Hi everyone,
I’m building a customer API where they’ll be able to create orders, transactions, customers, etc.
We believe the way to go is to implement a M2M integration where our Application is called “Merchant API” and all of our customers can connect to it.
Ideally, I’d like to control access to that API on a per-customer and (ideally, but not necessary) on a per-merchant user basis. That way, each can have their own Client ID and Client Secret that they can use to authenticate into our system and have their own permissions.
How can I accomplish this? Any guidance is very much appreciated.
Thanks!
Alejandro
Hola @a.pinzon
That is one approach, and it works. You’ll need to create a “dashboard application” that you use that created a customer/merchant, which creates the application and somehow communicates the credentials (client ID/secret) to the customer. This latter part is hard.
The alternative approach is to have each customer/merchant register an account, and they log in to that account to get an access token. You’d need an app for them to log into with this approach.
John
We do have a dashboard that our customers can use.
By this do you mean creating an Application in Auth0 on a per customer/merchant basis?
I would’ve expected to have one single Auth0 application where all customers/merchants can authenticate to without having to create an Auth0 Application for them. Does this make sense?
What specific thing is hard about this just to make sure I understand?

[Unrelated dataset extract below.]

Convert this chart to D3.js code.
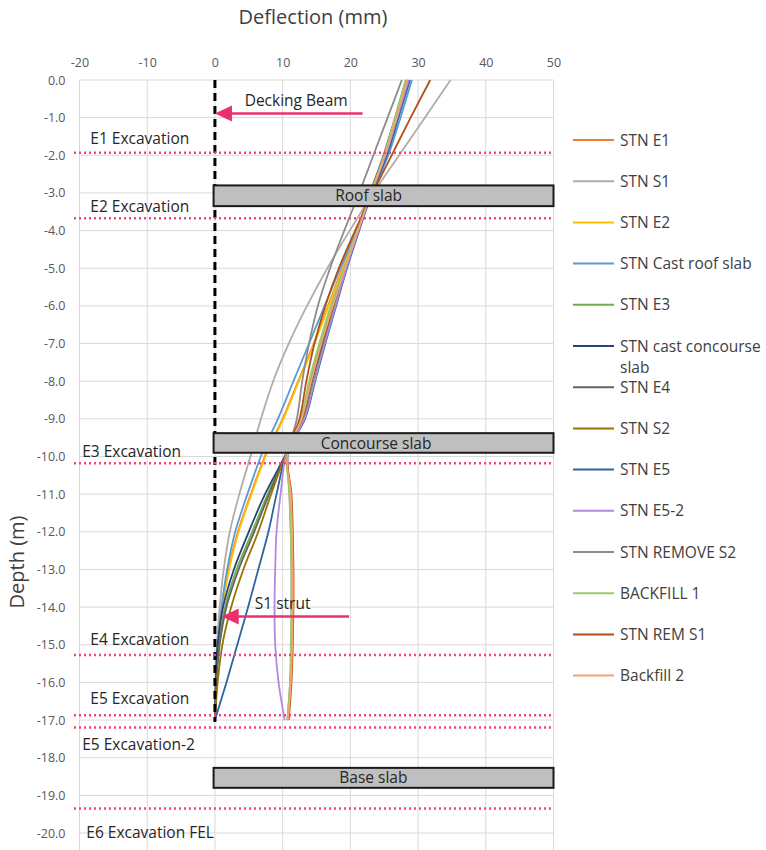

Regarding your alternative approach, how would you do this if we already have a customer dashboard? Would we have to create a user with Username-Password-Authentication permissions and then generate Client ID and Client Secrets for them? I have no problem executing manual work for the first 6 months, so I can log into Auth0 and create users manually, but need to plan on scaling.
Thanks,
Alejandro
Hi Alejandro,
Normally, there is one application per customer/merchant. Your approach (sharing one application among all customers) is susceptible to information leakage: a customer may be able to use the API to get info (or set info) about a different customer.
Securely communicating credentials (passwords, client secrets) is hard. The communication channel must be secure.
The idea I am suggesting is to integrate Auth0 client/application creation as part of your customer onboarding process. I don’t know how your onboarding works, so I can’t do more than hint, but at some point a customer signs up, and that is when you should create the Auth0 client (via the management API).